**What to work on**: From the entries that follow, list every line in which the string "this" appears.

**Records shown**:
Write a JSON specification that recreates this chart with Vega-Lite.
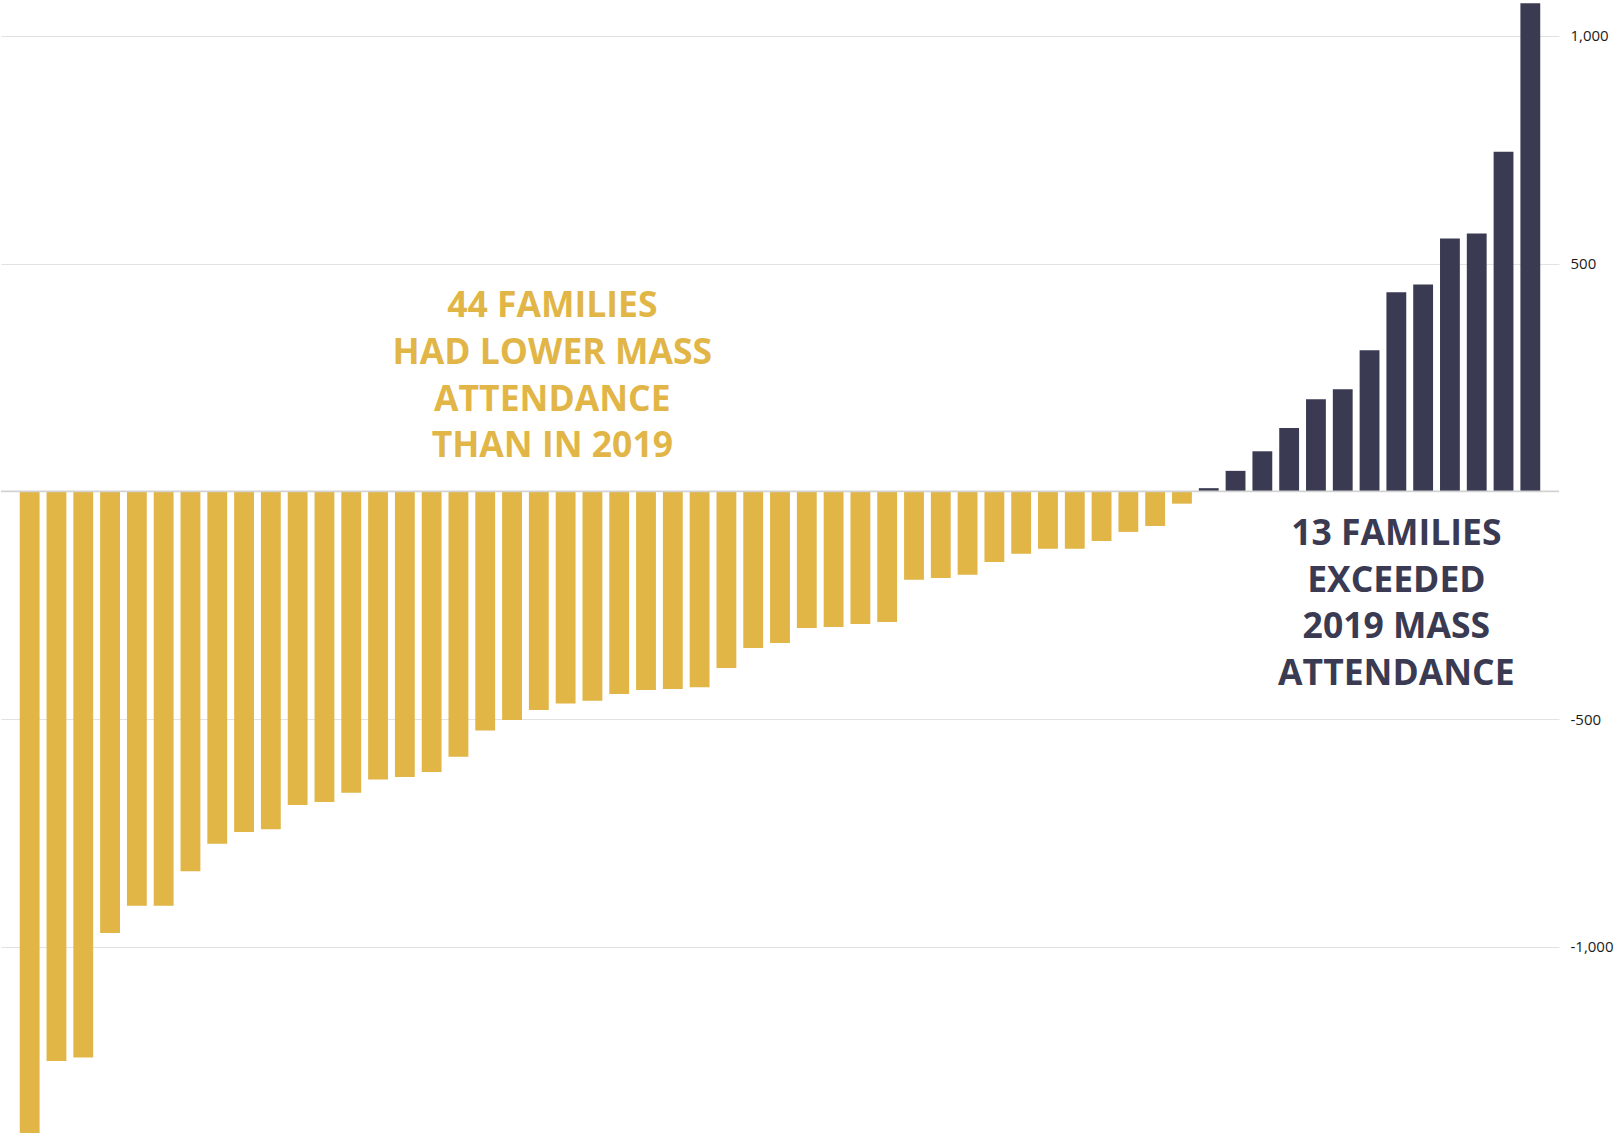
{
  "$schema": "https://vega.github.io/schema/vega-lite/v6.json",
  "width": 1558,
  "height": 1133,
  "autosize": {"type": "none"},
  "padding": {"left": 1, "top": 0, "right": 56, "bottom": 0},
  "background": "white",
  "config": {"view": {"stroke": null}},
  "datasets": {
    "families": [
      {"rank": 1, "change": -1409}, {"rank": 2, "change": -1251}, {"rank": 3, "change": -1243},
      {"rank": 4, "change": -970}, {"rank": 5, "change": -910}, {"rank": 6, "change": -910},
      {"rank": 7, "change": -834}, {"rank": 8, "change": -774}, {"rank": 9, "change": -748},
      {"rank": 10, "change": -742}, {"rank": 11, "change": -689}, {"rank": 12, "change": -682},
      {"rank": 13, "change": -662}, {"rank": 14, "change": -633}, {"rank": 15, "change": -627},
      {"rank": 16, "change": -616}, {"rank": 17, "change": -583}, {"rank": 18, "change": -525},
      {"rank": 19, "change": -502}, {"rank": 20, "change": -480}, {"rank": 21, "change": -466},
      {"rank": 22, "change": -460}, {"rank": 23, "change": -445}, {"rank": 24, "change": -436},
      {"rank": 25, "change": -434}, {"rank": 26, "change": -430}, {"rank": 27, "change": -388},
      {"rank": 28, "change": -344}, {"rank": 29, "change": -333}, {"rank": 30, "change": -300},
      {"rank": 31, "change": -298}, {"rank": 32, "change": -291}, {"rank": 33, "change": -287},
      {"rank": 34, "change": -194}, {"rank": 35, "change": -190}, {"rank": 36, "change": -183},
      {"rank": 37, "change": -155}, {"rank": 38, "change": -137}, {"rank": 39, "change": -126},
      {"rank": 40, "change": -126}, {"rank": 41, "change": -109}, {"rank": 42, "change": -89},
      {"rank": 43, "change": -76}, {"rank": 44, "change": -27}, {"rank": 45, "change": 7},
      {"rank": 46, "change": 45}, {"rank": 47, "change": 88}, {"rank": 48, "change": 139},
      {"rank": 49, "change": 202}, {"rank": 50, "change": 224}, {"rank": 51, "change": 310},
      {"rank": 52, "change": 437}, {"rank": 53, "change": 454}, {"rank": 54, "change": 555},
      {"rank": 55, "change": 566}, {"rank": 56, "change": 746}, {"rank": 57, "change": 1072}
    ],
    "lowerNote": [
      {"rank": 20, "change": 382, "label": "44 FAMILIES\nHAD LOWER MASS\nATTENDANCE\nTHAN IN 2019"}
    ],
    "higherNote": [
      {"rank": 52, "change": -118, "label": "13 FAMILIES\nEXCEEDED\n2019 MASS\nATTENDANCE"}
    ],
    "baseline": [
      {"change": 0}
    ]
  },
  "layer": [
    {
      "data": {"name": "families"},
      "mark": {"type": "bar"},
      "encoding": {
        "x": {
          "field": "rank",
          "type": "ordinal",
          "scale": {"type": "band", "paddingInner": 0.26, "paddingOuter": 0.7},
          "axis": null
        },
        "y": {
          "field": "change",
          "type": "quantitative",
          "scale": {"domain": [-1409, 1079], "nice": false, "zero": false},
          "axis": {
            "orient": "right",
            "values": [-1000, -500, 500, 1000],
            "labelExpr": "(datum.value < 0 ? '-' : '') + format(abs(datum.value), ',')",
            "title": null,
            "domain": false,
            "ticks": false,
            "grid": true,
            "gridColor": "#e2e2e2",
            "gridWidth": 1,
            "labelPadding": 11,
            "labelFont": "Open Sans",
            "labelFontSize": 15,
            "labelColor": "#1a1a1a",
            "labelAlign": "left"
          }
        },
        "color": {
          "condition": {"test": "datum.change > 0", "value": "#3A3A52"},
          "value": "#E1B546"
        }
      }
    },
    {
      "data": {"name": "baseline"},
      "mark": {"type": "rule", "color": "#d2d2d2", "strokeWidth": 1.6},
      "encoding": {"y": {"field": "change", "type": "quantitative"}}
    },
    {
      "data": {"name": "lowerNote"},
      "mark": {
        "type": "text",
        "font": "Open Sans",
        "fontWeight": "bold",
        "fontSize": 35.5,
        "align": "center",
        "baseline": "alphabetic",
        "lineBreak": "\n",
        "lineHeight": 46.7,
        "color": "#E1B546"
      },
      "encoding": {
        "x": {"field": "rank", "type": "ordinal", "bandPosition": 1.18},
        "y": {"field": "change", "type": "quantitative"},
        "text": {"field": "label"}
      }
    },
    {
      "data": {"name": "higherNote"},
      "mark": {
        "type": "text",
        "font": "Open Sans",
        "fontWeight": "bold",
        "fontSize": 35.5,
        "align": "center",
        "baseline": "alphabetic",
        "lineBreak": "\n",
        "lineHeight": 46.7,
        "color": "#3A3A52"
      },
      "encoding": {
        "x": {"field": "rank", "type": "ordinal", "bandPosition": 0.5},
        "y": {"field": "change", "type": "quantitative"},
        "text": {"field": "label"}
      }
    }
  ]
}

==

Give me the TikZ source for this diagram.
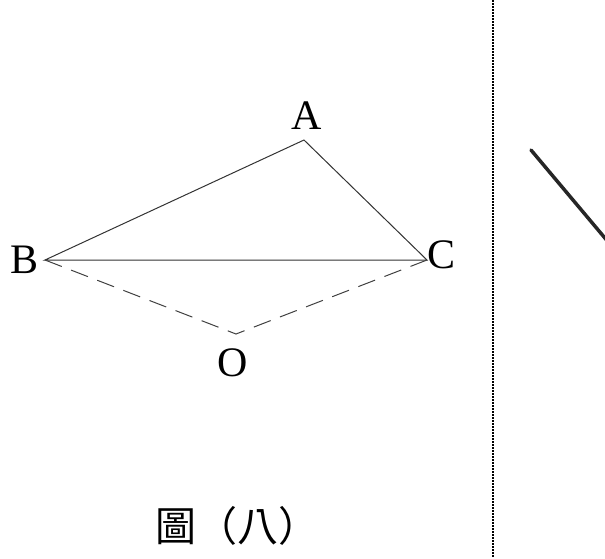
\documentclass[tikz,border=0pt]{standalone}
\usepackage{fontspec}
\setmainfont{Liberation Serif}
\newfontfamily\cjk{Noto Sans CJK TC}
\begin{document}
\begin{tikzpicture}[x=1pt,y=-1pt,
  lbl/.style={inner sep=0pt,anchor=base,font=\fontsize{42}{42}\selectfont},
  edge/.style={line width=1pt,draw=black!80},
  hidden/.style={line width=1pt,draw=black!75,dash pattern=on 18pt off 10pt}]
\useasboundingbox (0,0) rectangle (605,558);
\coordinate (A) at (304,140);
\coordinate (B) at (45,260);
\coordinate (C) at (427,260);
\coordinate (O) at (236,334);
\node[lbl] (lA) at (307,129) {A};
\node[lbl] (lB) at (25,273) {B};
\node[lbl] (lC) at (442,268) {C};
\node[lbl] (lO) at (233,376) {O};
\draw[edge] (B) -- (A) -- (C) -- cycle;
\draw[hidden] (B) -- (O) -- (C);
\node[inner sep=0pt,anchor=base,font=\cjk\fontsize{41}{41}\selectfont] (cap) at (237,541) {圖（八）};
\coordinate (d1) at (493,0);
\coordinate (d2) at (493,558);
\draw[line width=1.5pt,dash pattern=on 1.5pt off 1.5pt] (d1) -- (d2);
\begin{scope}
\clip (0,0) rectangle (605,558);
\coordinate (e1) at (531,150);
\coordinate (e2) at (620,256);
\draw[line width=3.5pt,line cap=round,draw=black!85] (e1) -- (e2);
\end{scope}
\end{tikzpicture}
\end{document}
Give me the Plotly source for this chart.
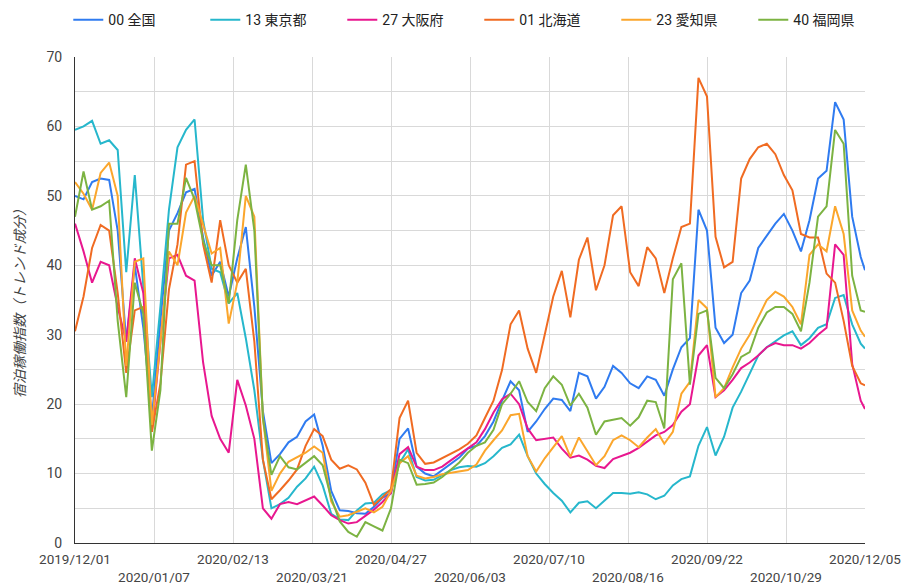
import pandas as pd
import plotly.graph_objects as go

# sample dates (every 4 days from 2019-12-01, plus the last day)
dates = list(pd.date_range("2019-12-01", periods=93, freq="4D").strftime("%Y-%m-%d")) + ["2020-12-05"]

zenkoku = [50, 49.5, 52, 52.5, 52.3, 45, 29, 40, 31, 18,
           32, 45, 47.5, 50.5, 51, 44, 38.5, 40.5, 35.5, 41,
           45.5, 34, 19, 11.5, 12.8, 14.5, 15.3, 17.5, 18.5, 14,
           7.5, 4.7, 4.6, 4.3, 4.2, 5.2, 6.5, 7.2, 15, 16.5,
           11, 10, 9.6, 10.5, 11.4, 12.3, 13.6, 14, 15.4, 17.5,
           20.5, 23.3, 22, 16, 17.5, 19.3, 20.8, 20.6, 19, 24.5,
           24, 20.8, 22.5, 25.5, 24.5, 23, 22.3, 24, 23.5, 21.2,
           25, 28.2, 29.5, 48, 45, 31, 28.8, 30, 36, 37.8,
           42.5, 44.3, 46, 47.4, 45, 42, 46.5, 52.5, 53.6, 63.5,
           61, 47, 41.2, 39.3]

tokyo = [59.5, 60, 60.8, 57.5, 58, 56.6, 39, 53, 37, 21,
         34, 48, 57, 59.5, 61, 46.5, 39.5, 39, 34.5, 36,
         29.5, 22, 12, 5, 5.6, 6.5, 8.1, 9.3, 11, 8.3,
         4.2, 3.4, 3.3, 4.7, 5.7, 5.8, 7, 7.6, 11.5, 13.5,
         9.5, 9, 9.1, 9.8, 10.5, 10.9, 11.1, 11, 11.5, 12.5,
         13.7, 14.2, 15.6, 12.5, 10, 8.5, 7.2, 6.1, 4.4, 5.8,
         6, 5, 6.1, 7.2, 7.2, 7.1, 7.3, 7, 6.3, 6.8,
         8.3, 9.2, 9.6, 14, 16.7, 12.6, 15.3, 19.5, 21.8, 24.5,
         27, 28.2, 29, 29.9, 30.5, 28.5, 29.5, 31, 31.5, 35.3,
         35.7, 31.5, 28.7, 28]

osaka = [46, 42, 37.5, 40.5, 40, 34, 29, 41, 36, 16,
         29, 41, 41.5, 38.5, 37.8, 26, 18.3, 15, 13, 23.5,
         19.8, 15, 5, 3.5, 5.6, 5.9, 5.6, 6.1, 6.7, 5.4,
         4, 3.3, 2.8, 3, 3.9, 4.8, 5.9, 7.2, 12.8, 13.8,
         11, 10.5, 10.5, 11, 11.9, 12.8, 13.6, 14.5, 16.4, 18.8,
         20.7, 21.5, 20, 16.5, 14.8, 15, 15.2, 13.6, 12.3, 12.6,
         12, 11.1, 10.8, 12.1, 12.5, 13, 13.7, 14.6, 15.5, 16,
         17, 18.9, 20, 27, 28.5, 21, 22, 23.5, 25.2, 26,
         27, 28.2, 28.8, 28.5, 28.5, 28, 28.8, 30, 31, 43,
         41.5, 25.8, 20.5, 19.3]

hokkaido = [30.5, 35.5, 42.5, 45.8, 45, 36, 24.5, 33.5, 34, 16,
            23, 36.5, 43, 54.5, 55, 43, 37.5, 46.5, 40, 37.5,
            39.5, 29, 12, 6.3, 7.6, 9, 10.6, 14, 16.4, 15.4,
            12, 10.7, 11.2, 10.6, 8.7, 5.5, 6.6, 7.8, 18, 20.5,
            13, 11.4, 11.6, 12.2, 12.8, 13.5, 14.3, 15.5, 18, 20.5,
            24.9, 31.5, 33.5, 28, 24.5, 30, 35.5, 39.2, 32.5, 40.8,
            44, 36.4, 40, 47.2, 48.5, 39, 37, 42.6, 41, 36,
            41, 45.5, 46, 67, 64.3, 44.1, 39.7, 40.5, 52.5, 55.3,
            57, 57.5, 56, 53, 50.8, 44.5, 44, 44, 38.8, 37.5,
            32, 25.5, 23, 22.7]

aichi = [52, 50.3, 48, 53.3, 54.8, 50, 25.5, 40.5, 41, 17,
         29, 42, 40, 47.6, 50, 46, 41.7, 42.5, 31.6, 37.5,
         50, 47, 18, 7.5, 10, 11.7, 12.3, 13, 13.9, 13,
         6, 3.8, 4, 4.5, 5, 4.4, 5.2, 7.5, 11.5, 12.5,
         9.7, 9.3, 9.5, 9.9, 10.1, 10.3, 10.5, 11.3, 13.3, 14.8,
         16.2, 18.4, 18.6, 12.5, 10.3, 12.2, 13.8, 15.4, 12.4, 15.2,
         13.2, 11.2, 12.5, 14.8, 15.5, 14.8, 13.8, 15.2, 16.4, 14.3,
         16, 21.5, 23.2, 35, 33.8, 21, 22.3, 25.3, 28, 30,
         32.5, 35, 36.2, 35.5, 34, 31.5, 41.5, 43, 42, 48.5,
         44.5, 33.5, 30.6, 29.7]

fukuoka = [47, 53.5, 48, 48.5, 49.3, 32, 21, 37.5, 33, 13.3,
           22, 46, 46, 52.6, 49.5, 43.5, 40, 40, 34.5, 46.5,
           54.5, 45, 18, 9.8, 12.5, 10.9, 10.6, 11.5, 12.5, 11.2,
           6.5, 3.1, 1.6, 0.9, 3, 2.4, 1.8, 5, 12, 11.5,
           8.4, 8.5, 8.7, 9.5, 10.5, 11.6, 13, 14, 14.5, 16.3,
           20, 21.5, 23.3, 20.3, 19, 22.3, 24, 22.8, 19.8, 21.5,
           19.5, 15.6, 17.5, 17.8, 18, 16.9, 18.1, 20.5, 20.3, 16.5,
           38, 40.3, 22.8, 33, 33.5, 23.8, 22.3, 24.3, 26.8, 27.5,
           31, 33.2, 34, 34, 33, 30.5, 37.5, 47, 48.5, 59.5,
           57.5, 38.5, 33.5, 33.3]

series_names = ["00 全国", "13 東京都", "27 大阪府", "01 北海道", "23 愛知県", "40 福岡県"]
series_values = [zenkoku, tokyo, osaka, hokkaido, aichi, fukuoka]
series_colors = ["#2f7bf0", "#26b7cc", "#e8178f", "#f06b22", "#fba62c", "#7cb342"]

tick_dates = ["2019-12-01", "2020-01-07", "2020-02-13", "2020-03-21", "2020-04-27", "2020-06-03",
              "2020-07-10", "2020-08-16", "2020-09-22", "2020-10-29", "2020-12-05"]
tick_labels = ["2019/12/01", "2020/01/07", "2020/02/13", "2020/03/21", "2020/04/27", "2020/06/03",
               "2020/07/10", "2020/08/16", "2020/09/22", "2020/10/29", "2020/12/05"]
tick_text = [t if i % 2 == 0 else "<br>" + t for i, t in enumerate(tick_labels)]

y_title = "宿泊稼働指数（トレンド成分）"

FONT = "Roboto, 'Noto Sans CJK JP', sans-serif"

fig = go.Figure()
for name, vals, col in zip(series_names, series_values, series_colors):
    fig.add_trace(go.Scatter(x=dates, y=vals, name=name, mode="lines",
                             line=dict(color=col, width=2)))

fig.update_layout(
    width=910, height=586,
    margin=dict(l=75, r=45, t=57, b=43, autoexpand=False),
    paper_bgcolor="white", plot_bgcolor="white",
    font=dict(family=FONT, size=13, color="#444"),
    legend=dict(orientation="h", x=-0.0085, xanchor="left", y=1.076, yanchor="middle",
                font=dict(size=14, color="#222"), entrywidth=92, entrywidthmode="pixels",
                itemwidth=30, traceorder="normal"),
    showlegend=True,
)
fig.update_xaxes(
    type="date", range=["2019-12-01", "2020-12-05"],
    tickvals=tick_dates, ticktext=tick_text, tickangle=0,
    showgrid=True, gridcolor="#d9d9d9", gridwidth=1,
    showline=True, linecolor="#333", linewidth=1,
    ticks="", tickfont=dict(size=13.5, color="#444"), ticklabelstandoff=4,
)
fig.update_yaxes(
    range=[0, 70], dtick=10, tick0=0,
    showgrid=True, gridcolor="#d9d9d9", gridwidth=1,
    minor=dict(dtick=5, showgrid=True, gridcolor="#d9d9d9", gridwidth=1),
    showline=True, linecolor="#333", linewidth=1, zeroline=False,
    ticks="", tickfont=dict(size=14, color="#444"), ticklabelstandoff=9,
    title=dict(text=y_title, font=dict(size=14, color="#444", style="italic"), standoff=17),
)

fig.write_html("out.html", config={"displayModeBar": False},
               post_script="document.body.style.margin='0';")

---

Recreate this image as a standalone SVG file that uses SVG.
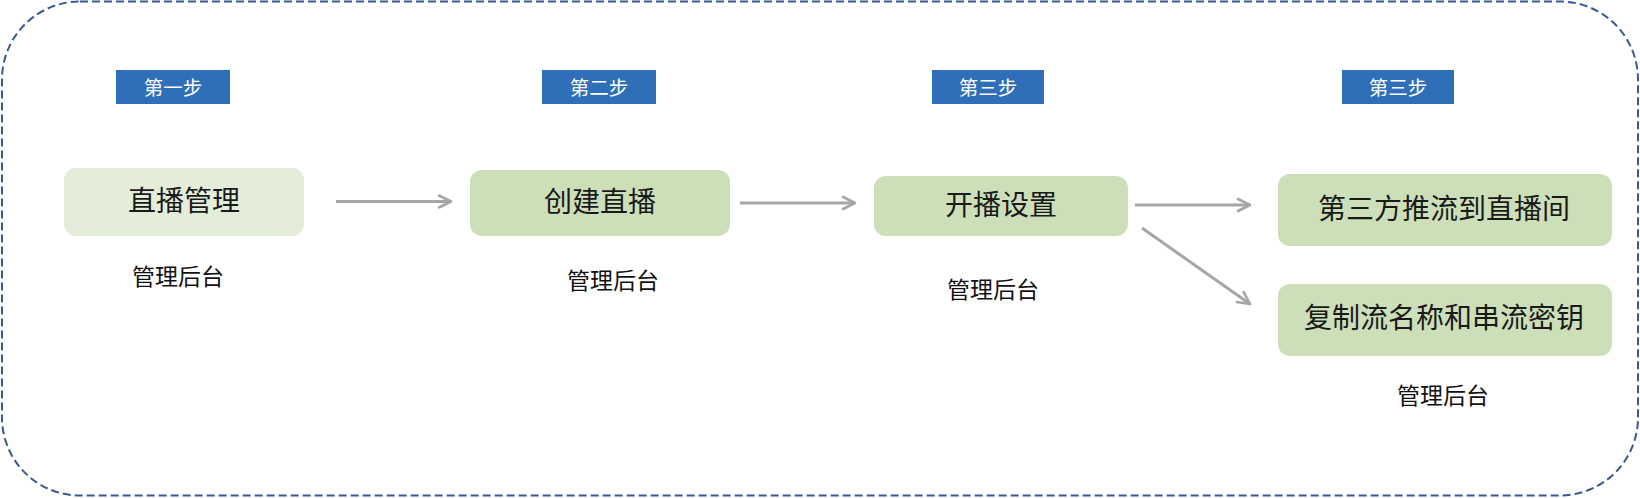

**In response**:
Write a JSON specification that recreates this chart with Vega-Lite.
Give me the TikZ source for this diagram.
Give me the Plotly source for this chart.
Recreate this image as a standalone SVG file that uses SVG.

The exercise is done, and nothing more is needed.